My mother was a teller at a local bank.  I remember being asked if I had any extra money in my bank account? Back in the 1970s and 1980s CDs had high Interest rates. I remember squirreling away any extra money I had into CDs and locking the rates in for a one or two year period. 

Education was important to my parents. My brother chose a four-year degree and I chose a two-year degree. Since I graduated two years prior than my brother I was given two years free room and board. I was also told to save that money for the future. My parents stayed in the same house until they passed away in 2003. 

My brother and I were surprised to find out that my parents saved over $100,000 over the years. We were surprised because we lived a simple life and took yearly vacations and they also paid for our education.

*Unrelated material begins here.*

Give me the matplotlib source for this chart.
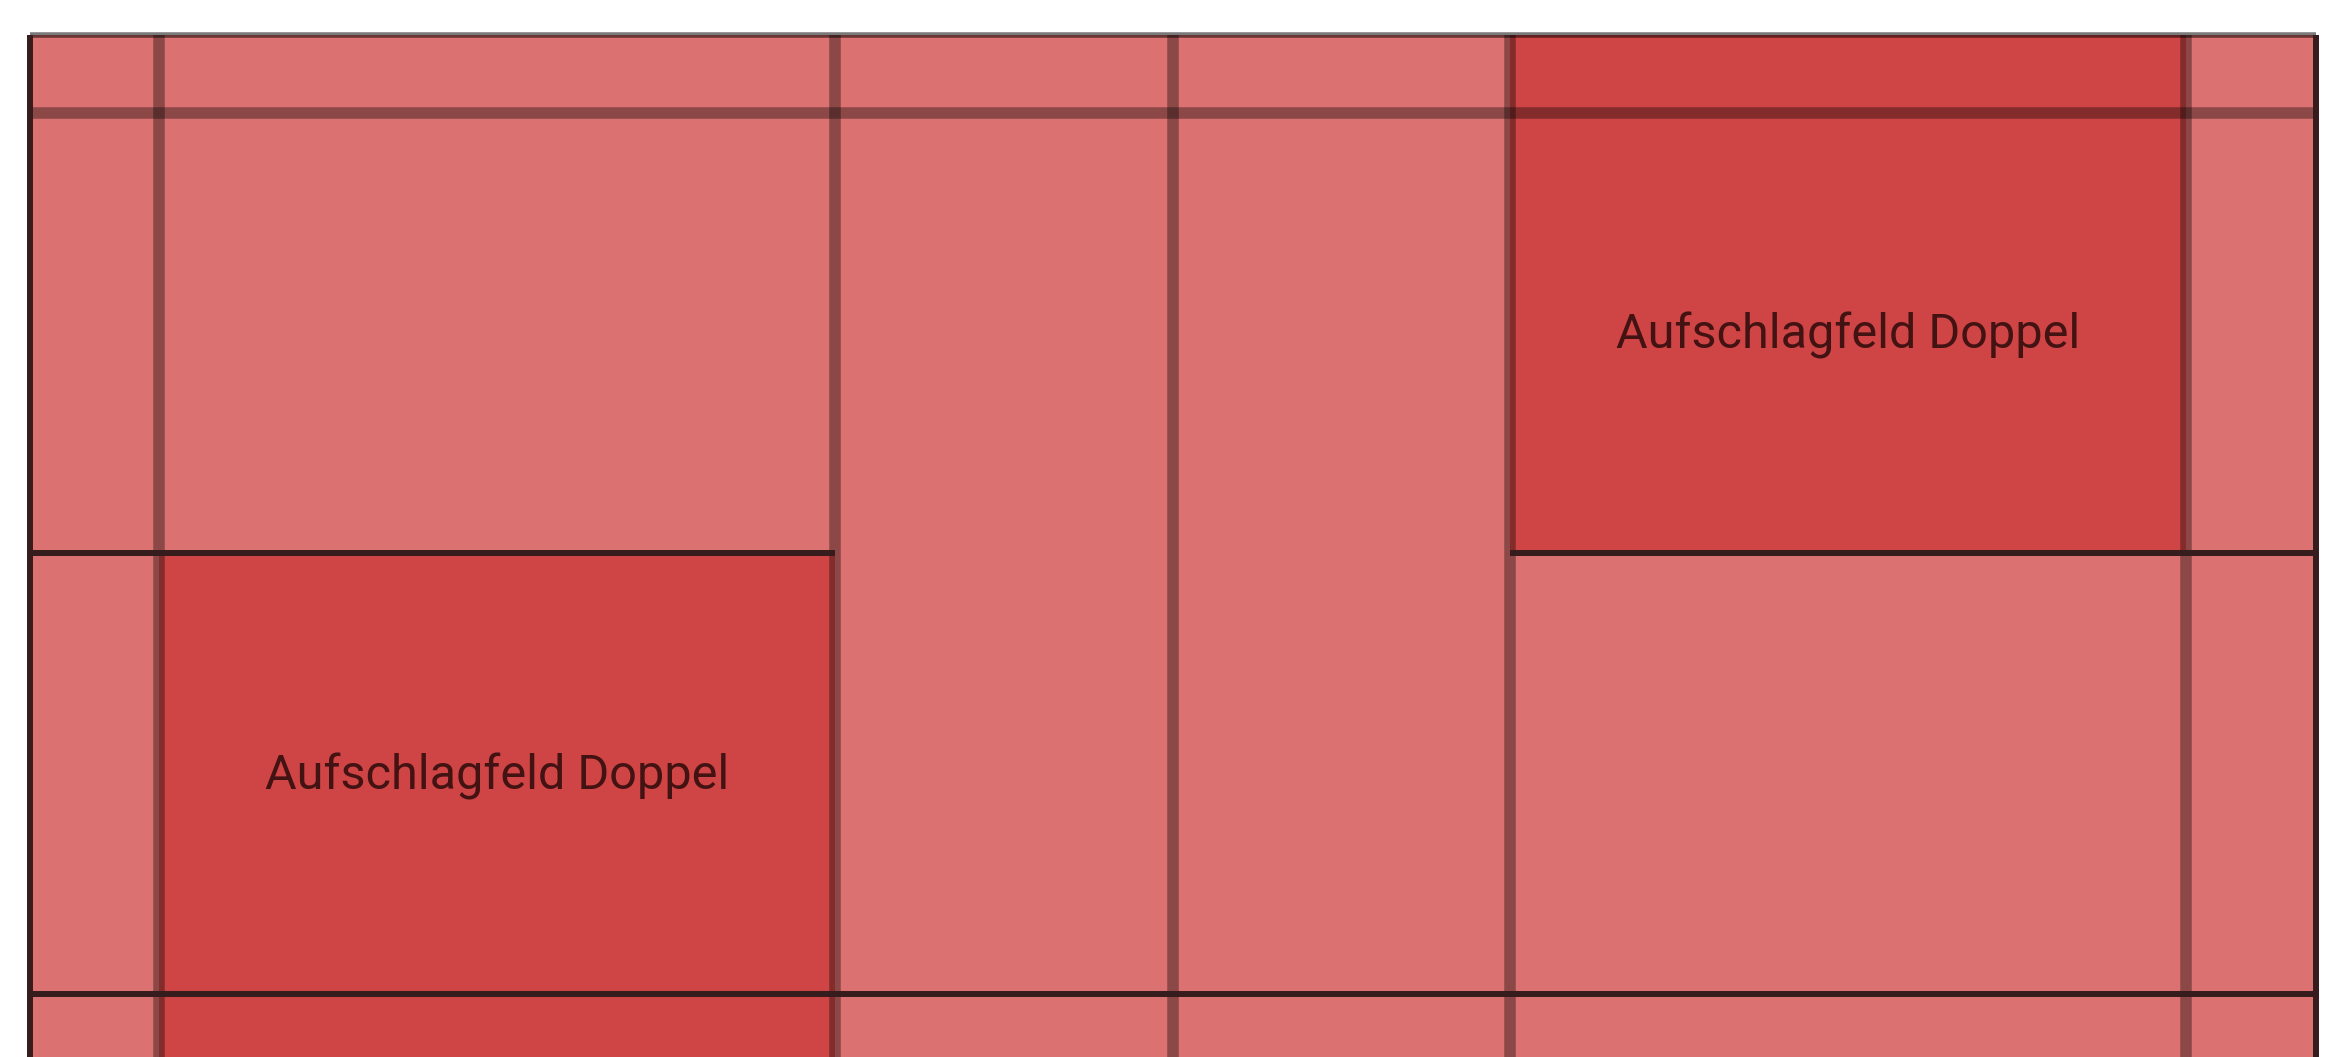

With my portion of the inheritance I put a down payment on a house and started a Roth IRA. I also worked for a company for 40 years starting in 1981 and ending in 2001. Shortly after starting I was offered a 401(k) retirement plan with a 3% match. It was auto deducted from my paycheck every week. Sounds great – but life happens and I got distracted from saving money.

Charging things on credit cards that had high interest rates was one distraction and the other  was continuing to buy a new car every 2 to 3 years. I called that my lost decade. Luckily I found Dave Ramsey who helped me get out of debt. I am now refocused on retirement savings. 

This leads me to several years ago when I was looking on YouTube for financial help. Learning about the type of mutual funds for pre-retirement and then retirement. Also how to estimate retirement income that is REALLY needed. That’s where I found Heritage Wealth Planning and Josh. He is the most down to earth financial dude on YouTube with many years of experience!

He has just reaffirmed what my past two generations has taught me is to live simple, stay out of debt and live below your means. Compounding interest well benefit you in the long run for retirement savings. Looking at my 401(k) now I would’ve never realized how much it’s grown.